By the principle of mathematical induction, the formula is true for all natural numbers n ≥ 1.
Divisibility by 3
Statement P(n): For any non-negative integer n, the expression $ 4^n - 1 $ is divisible by 3.
- Base Case (n=0): For n=0, $ 4^0 - 1 = 1 - 1 = 0 $. 0 is divisible by 3. The base case holds.
- Inductive Hypothesis: Assume that $ 4^k - 1 $ is divisible by 3 for some non-negative integer k. This means $ 4^k - 1 = 3m $ for some integer m. Therefore, $ 4^k = 3m + 1 $.
- Inductive Step: We want to show that $ 4^{k+1} - 1 $ is divisible by 3.
- Consider $ 4^{k+1} - 1 $: $ 4^{k+1} - 1 = 4 \cdot 4^k - 1 $
- Substitute using the inductive hypothesis ($ 4^k = 3m + 1 $): $ = 4(3m + 1) - 1 $
- $ = 12m + 4 - 1 $
- $ = 12m + 3 $
- Factor out 3: $ = 3(4m + 1) $
- Since (4m + 1) is an integer, $ 4^{k+1} - 1 $ is divisible by 3.
By the principle of mathematical induction, $ 4^n - 1 $ is divisible by 3 for all non-negative integers n.
Tiling a Chessboard
Consider a classic problem: Can an $ 8 \times 8 $ chessboard with one square removed be tiled by dominoes (each domino covering two adjacent squares)? This is often approached with an inductive argument, though it's more of a structural induction or a proof by contradiction that can be framed inductively.
Let's consider a simplified version: Prove that an $ 2^n \times 2^n $ chessboard with one square removed can be tiled by L-trominoes (a shape made of three squares forming an L). This requires structural induction.
- Base Case (n=1): A $ 2^1 \times 2^1 $ (i.e., $ 2 \times 2 $) chessboard with one square removed is exactly an L-tromino, so it can be tiled by one L-tromino. The base case holds.
- Inductive Hypothesis: Assume that any $ 2^k \times 2^k $ chessboard with one square removed can be tiled by L-trominoes for some integer k ≥ 1.
- Inductive Step: Consider a $ 2^{k+1} \times 2^{k+1} $ chessboard with one square removed. Divide this board into four $ 2^k \times 2^k $ quadrants. The removed square lies in one of these quadrants. By the inductive hypothesis, this quadrant (with its removed square) can be tiled.
- Now, place a single L-tromino at the center of the $ 2^{k+1} \times 2^{k+1} $ board such that it covers one square from each of the other three quadrants (the ones that do not contain the initially removed square).

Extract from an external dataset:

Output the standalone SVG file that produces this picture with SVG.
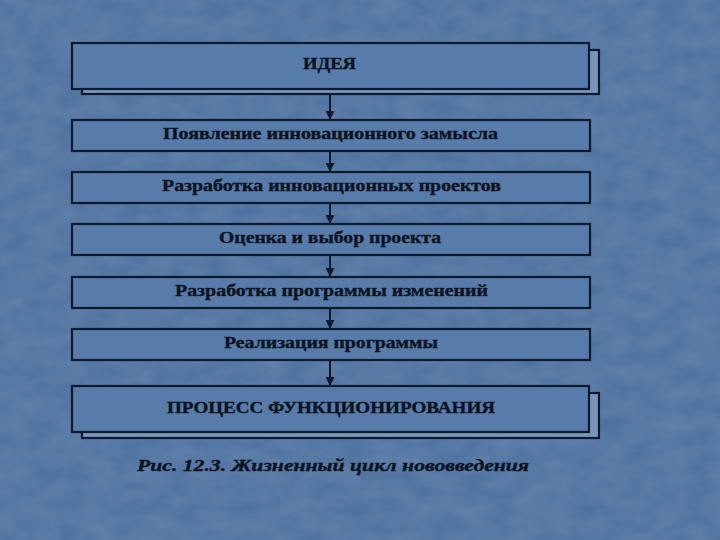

- Each of these three quadrants now effectively has one square removed (the one covered by the central L-tromino). Therefore, by the inductive hypothesis, each of these three $ 2^k \times 2^k $ quadrants can also be tiled by L-trominoes.
- Since all four quadrants are tiled, and the central L-tromino covers the remaining squares, the entire $ 2^{k+1} \times 2^{k+1} $ chessboard with one square removed can be tiled.
By the principle of structural induction, a $ 2^n \times 2^n $ chessboard with one square removed can be tiled by L-trominoes for all integers n ≥ 1.
Conclusion: Mastering Discrete Math Proofs by Induction
In summary, discrete math proofs by induction are an indispensable tool in the mathematician's arsenal, particularly within discrete mathematics. We have explored the fundamental two-step process: the essential base case and the logical inductive step, which together form the bedrock of this proof technique. Understanding the nuances between weak and strong induction, as well as the application of structural induction to recursively defined objects, broadens the scope of problems addressable by this method. From proving summation formulas and divisibility properties to analyzing algorithms and data structures, induction's reach is extensive. By consistently following the structured approach to proof construction and being mindful of common errors, anyone can effectively utilize induction to establish mathematical truths rigorously. The examples provided demonstrate the practical application of these principles, reinforcing the power and elegance of proof by induction.